-- begin Information shown --

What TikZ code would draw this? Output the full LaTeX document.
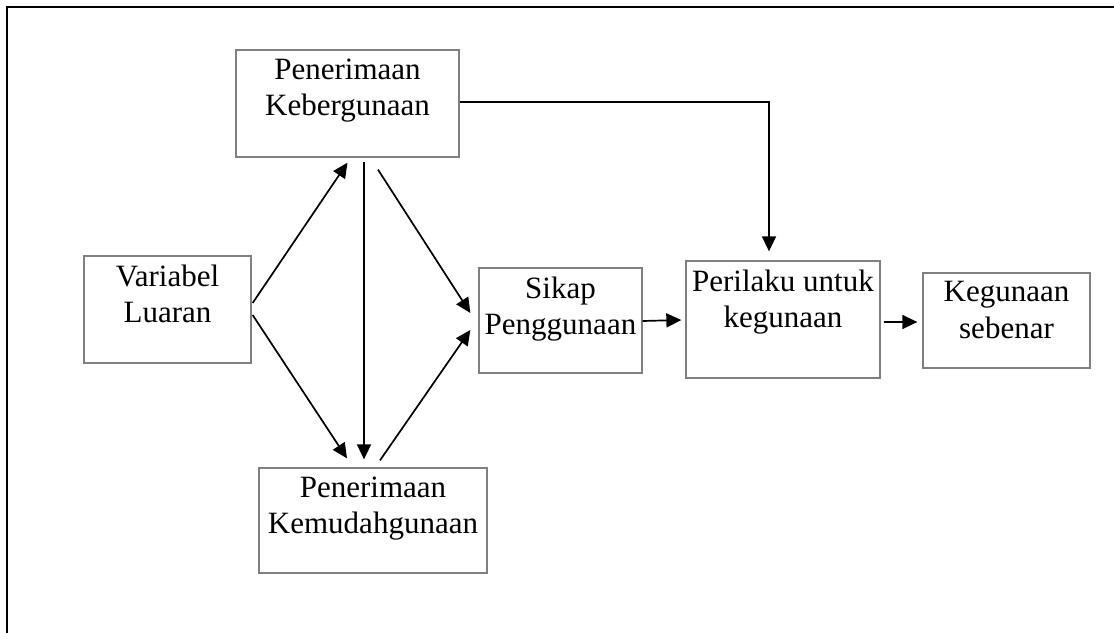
\documentclass[tikz,border=0pt]{standalone}
\usepackage{fontspec}
\setmainfont{Liberation Serif}
\usetikzlibrary{arrows.meta,calc}
\begin{document}
\begin{tikzpicture}[x=1pt,y=-1pt,
  box/.style={draw=black!50,line width=1.3pt,inner sep=0pt},
  lbl/.style={anchor=north,inner sep=0pt,align=center,
    font=\fontsize{31}{36.5}\selectfont},
  link/.style={line width=1.7pt,-{Triangle[length=15pt,width=14pt]}},
  frame/.style={line width=2.2pt}]
\useasboundingbox (0,0) rectangle (1114,632);
\clip (0,0) rectangle (1114,632);
\draw[frame] (7,7) rectangle (1130,650);

% boxes
\node[box,minimum width=223pt,minimum height=107pt] (pk) at (347.5,103.5) {};
\node[box,minimum width=167pt,minimum height=107pt] (vl) at (167.5,309.5) {};
\node[box,minimum width=228pt,minimum height=105pt] (pm) at (373,520.5) {};
\node[box,minimum width=163pt,minimum height=105pt] (sp) at (560.5,320.5) {};
\node[box,minimum width=194pt,minimum height=117pt] (pu) at (783,319.5) {};
\node[box,minimum width=167pt,minimum height=95pt] (ks) at (1006.5,320.5) {};

% labels
\node[lbl] (pkt) at ($(pk.north)+(0,9)$) {Penerimaan\\Kebergunaan};
\node[lbl] (vlt) at ($(vl.north)+(0,9)$) {Variabel\\Luaran};
\node[lbl] (pmt) at ($(pm.north)+(0,9)$) {Penerimaan\\Kemudahgunaan};
\node[lbl] (spt) at ($(sp.north)+(0,9)$) {Sikap\\Penggunaan};
\node[lbl] (put) at ($(pu.north)+(0,9)$) {Perilaku untuk\\kegunaan};
\node[lbl] (kst) at ($(ks.north)+(0,9)$) {Kegunaan\\sebenar};

% connectors
\draw[link] ($(vl.east)+(1,-6.5)$) -- ($(pk.south)+(0,5)$);
\draw[link] ($(vl.east)+(1,5.5)$) -- ($(pm.north)+(-26,-9)$);
\draw[link] ($(pk.south)+(16.5,4)$) -- ($(pm.north)+(-9,-8)$);
\draw[link] ($(pk.south)+(30.5,12)$) -- ($(sp.west)+(-8,-7.5)$);
\draw[link] ($(pm.north)+(7,-7)$) -- ($(sp.west)+(-8,9.5)$);
\coordinate (putop) at ($(pu.north)+(-14,-9)$);
\draw[link] ($(pk.east)+(0,-1.5)$) -| (putop);
\draw[link] ($(sp.east)+(0,0.5)$) -- ($(pu.west)+(-4,0.5)$);
\draw[link] ($(pu.east)+(3,2.5)$) -- ($(ks.west)+(-5,1.5)$);
\end{tikzpicture}
\end{document}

-- end Information shown --

→ Directive
Set the listing down in full and exactly. Pictures within it should not appear in the copy.

→ Solution below
What TikZ code would draw this? Output the full LaTeX document.
\documentclass[tikz,border=0pt]{standalone}
\usepackage{fontspec}
\setmainfont{Liberation Serif}
\usetikzlibrary{arrows.meta,calc}
\begin{document}
\begin{tikzpicture}[x=1pt,y=-1pt,
  box/.style={draw=black!50,line width=1.3pt,inner sep=0pt},
  lbl/.style={anchor=north,inner sep=0pt,align=center,
    font=\fontsize{31}{36.5}\selectfont},
  link/.style={line width=1.7pt,-{Triangle[length=15pt,width=14pt]}},
  frame/.style={line width=2.2pt}]
\useasboundingbox (0,0) rectangle (1114,632);
\clip (0,0) rectangle (1114,632);
\draw[frame] (7,7) rectangle (1130,650);

% boxes
\node[box,minimum width=223pt,minimum height=107pt] (pk) at (347.5,103.5) {};
\node[box,minimum width=167pt,minimum height=107pt] (vl) at (167.5,309.5) {};
\node[box,minimum width=228pt,minimum height=105pt] (pm) at (373,520.5) {};
\node[box,minimum width=163pt,minimum height=105pt] (sp) at (560.5,320.5) {};
\node[box,minimum width=194pt,minimum height=117pt] (pu) at (783,319.5) {};
\node[box,minimum width=167pt,minimum height=95pt] (ks) at (1006.5,320.5) {};

% labels
\node[lbl] (pkt) at ($(pk.north)+(0,9)$) {Penerimaan\\Kebergunaan};
\node[lbl] (vlt) at ($(vl.north)+(0,9)$) {Variabel\\Luaran};
\node[lbl] (pmt) at ($(pm.north)+(0,9)$) {Penerimaan\\Kemudahgunaan};
\node[lbl] (spt) at ($(sp.north)+(0,9)$) {Sikap\\Penggunaan};
\node[lbl] (put) at ($(pu.north)+(0,9)$) {Perilaku untuk\\kegunaan};
\node[lbl] (kst) at ($(ks.north)+(0,9)$) {Kegunaan\\sebenar};

% connectors
\draw[link] ($(vl.east)+(1,-6.5)$) -- ($(pk.south)+(0,5)$);
\draw[link] ($(vl.east)+(1,5.5)$) -- ($(pm.north)+(-26,-9)$);
\draw[link] ($(pk.south)+(16.5,4)$) -- ($(pm.north)+(-9,-8)$);
\draw[link] ($(pk.south)+(30.5,12)$) -- ($(sp.west)+(-8,-7.5)$);
\draw[link] ($(pm.north)+(7,-7)$) -- ($(sp.west)+(-8,9.5)$);
\coordinate (putop) at ($(pu.north)+(-14,-9)$);
\draw[link] ($(pk.east)+(0,-1.5)$) -| (putop);
\draw[link] ($(sp.east)+(0,0.5)$) -- ($(pu.west)+(-4,0.5)$);
\draw[link] ($(pu.east)+(3,2.5)$) -- ($(ks.west)+(-5,1.5)$);
\end{tikzpicture}
\end{document}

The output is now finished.